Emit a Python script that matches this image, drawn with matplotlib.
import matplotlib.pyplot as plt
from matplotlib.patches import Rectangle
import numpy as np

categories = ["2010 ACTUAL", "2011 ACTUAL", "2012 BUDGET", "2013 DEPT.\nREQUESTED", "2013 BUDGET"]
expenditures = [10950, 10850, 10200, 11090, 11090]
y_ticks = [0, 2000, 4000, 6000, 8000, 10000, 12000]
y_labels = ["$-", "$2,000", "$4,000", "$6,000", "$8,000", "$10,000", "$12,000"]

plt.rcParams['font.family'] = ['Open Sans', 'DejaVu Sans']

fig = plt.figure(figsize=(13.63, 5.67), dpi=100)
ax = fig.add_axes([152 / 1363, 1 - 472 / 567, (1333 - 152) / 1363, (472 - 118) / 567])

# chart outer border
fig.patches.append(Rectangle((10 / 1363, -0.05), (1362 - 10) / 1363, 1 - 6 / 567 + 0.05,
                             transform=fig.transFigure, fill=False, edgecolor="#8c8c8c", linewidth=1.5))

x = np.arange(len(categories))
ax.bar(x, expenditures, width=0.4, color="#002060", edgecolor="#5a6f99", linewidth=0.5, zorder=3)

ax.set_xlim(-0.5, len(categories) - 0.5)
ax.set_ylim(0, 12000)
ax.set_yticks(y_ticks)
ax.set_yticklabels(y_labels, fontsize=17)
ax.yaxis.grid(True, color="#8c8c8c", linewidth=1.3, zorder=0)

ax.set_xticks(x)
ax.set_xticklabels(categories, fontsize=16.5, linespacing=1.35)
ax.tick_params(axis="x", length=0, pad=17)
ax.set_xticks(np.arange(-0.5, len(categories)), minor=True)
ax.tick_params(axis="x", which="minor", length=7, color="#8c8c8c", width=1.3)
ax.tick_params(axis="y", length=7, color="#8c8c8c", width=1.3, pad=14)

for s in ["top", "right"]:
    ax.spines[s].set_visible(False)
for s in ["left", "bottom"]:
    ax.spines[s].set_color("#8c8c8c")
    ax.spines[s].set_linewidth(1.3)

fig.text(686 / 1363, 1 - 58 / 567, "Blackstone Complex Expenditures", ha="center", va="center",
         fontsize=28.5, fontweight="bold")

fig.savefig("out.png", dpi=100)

□ □ □ □

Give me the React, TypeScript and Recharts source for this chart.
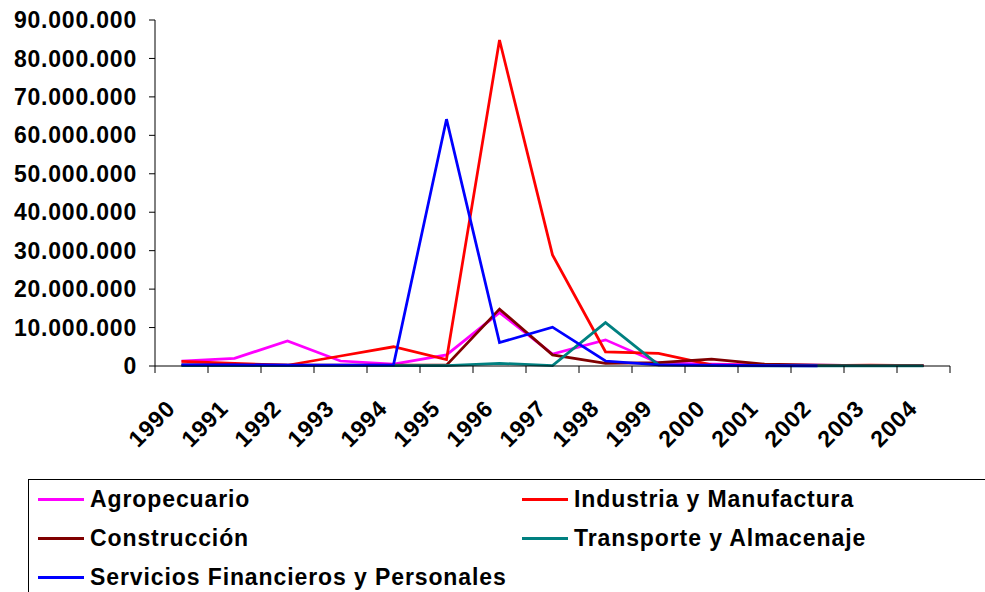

□ □ □ □

> [Written task] Quote nothing but the lines that run from the line containing "Emit a Python" through the line containing "ax = fig.add_axes([152", keeping both of them word for word.

> [Exercise result]
Emit a Python script that matches this image, drawn with matplotlib.
import matplotlib.pyplot as plt
from matplotlib.patches import Rectangle
import numpy as np

categories = ["2010 ACTUAL", "2011 ACTUAL", "2012 BUDGET", "2013 DEPT.\nREQUESTED", "2013 BUDGET"]
expenditures = [10950, 10850, 10200, 11090, 11090]
y_ticks = [0, 2000, 4000, 6000, 8000, 10000, 12000]
y_labels = ["$-", "$2,000", "$4,000", "$6,000", "$8,000", "$10,000", "$12,000"]

plt.rcParams['font.family'] = ['Open Sans', 'DejaVu Sans']

fig = plt.figure(figsize=(13.63, 5.67), dpi=100)
ax = fig.add_axes([152 / 1363, 1 - 472 / 567, (1333 - 152) / 1363, (472 - 118) / 567])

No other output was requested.